Question

Draw a neat labelled diagram of conical pendulum. State the expression for its periodic time in terms of length.

Answer 1

Hint: A conical pendulum consists of a Bob revolving in a horizontal circle with a constant speed at the end of a string. The string makes a constant angle with the vertical so it describes a cone whereas the bob of the pendulum describes a horizontal circle.

Complete answer:
The force required to keep an object moving in a circular path is known as centripetal force.This force will be always directed inward towards the centre of rotation.

Were, $S$: rigid support, $T$: tension in the string, $l$: length of string, $h$: height of support from bob, $v$: velocity of bob and $r$: radius of horizontal circle.

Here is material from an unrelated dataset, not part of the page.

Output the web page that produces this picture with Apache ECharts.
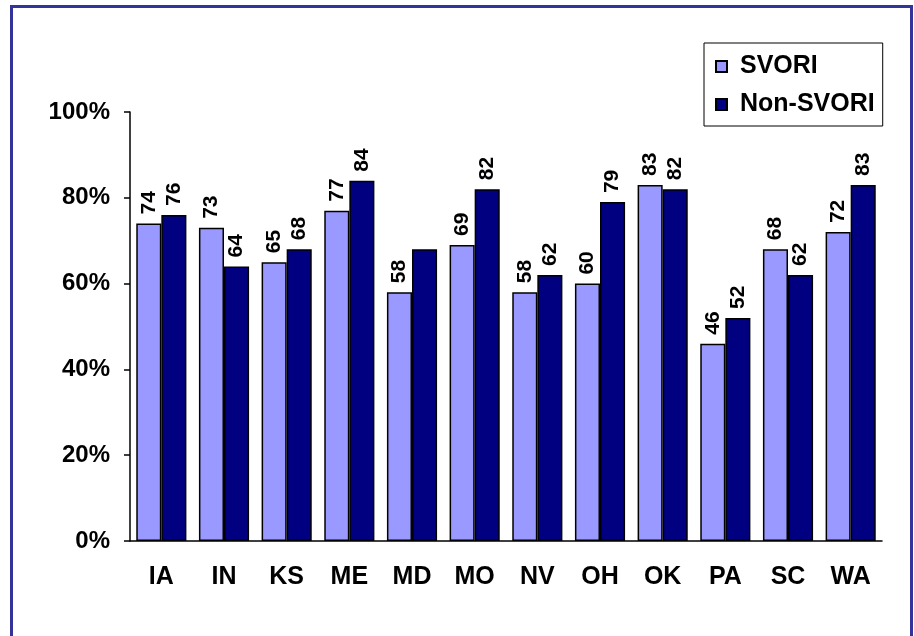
<!DOCTYPE html>
<html>
<head>
<meta charset="utf-8">
<script src="https://cdn.jsdelivr.net/npm/echarts@6/dist/echarts.min.js"></script>
<style>
  html, body { margin: 0; padding: 0; background: #fff; }
  #main { width: 914px; height: 636px; }
</style>
</head>
<body>
<div id="main"></div>
<script>
const states = ['IA', 'IN', 'KS', 'ME', 'MD', 'MO', 'NV', 'OH', 'OK', 'PA', 'SC', 'WA']
const svori = [74, 73, 65, 77, 58, 69, 58, 60, 83, 46, 68, 72]
const nonSvori = [76, 64, 68, 84, 68, 82, 62, 79, 82, 52, 62, 83]
// the MD non-SVORI bar has no label in the original
const hiddenLabels = ['MD']

const font = 'Arial, "Liberation Sans", sans-serif'

const barLabel = {
  show: true,
  position: 'top',
  rotate: 90,
  align: 'left',
  verticalAlign: 'middle',
  distance: 9,
  color: '#000',
  fontFamily: font,
  fontWeight: 'bold',
  fontSize: 21
}

const chart = echarts.init(document.getElementById('main'))
chart.setOption({
  animation: false,
  graphic: [{
    type: 'rect',
    shape: { x: 11.5, y: 6.5, width: 900, height: 660 },
    style: { fill: 'none', stroke: '#333399', lineWidth: 3 },
    silent: true
  }],
  legend: {
    left: 704,
    top: 43,
    orient: 'vertical',
    padding: [11, 8, 9, 11],
    itemGap: 13,
    itemWidth: 11,
    itemHeight: 11,
    icon: 'rect',
    borderColor: '#000',
    borderWidth: 1,
    textStyle: {
      fontFamily: font, fontWeight: 'bold', fontSize: 25, color: '#000',
      padding: [0, 0, 0, 8]
    },
    data: ['SVORI', 'Non-SVORI']
  },
  grid: { left: 130, right: 32, top: 112, bottom: 95 },
  xAxis: {
    type: 'category',
    data: states,
    axisLine: { lineStyle: { color: '#000', width: 1.5 } },
    axisTick: { length: 6, lineStyle: { color: '#000', width: 1.5 } },
    axisLabel: { margin: 24, color: '#000', fontFamily: font, fontWeight: 'bold', fontSize: 25 }
  },
  yAxis: {
    type: 'value',
    min: 0,
    max: 100,
    interval: 20,
    splitLine: { show: false },
    axisLine: { show: true, lineStyle: { color: '#000', width: 1.5 } },
    axisTick: { show: true, length: 6, lineStyle: { color: '#000', width: 1.5 } },
    axisLabel: { margin: 20, formatter: '{value}%', color: '#000', fontFamily: font, fontWeight: 'bold', fontSize: 24 }
  },
  series: [{
    name: 'SVORI',
    type: 'bar',
    data: svori,
    barGap: '0%',
    barCategoryGap: '20%',
    itemStyle: { color: '#9999FF', borderColor: '#000', borderWidth: 1.5 },
    label: barLabel
  }, {
    name: 'Non-SVORI',
    type: 'bar',
    data: nonSvori.map((v, i) => hiddenLabels.includes(states[i]) ? { value: v, label: { show: false } } : v),
    itemStyle: { color: '#000080', borderColor: '#000', borderWidth: 1.5 },
    label: barLabel
  }]
})
</script>
</body>
</html>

Consider a bob of mass ‘m’ tied to one end of a string of length ‘l’ and the other end is fixed to a rigid support. Let the bob be displaced from its mean position and whirled around a horizontal circle of radius ‘r’ with constant angular velocity $\omega $ , then the bob performs uniform circular motion. During the motion, a string is inclined to the vertical at an angle $\theta $ as shown in the above figure.

In the displaced position P, there are two forces acting on the bob. The weight mg acting vertically downwards and the tension T acting upward along the string. The tension (T) acting in the string can be resolved into two components that are $T\cos \theta $ acting vertically upwards. $T\sin \theta $ acting horizontally towards the centre of the circle. Vertical component $T\cos \theta $ balances the weight and the horizontal component $T\sin \theta $ provides the necessary centripetal force.

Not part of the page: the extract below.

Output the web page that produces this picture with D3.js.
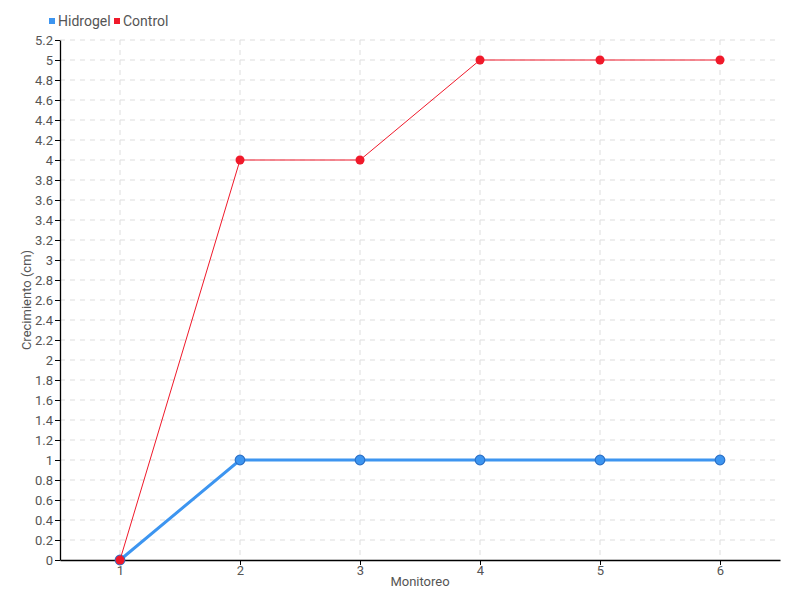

The force required to keep an object moving in a circular path is known as centripetal force.This force will be always directed inward towards the centre of rotation. This necessary centripetal acceleration required for the motion of the conical pendulum is provided by the x component of tension which is the horizontal component.
$T\cos \theta = mg - - - - (1)$
$\Rightarrow T\sin \theta = \dfrac{{m{v^2}}}{r} = mr{\omega ^2} - - - - (2)$
Dividing equation (2) by (1) we get,
$\tan \theta = \dfrac{{{v^2}}}{{rg}} - - - - (3)$

Therefore, the angle made by the string with the vertical is $\theta = {\tan ^{ - 1}}\left( {\dfrac{{{v^2}}}{{rg}}} \right)$
Also, from the equation (3)
${v^2} = rg\tan \theta $
$\Rightarrow v = \sqrt {rg\tan \theta } $
The time period,
$T = \dfrac{{2\pi r}}{v} = \dfrac{{2\pi r}}{{\sqrt {rg\tan \theta } }} \\
\Rightarrow T= 2\pi \sqrt {\dfrac{r}{{g\tan \theta }}} $
It can be seen that $r = l\sin \theta $
$T= 2\pi \sqrt {\dfrac{{l\sin \theta }}{{g\tan \theta }}} $
$ \therefore T = 2\pi \sqrt {\dfrac{{l\cos \theta }}{g}} $
The time period of conical pendulum is $T = 2\pi \sqrt {\dfrac{{l\cos \theta }}{g}} $.

Note: The force required to keep an object moving in a circular path is known as centripetal force. This force will be always directed inward towards the centre of rotation.Don't confuse centripetal force with centrifugal force. Centrifugal force is the force felt by an object moving on a circular path which acts away from the centre.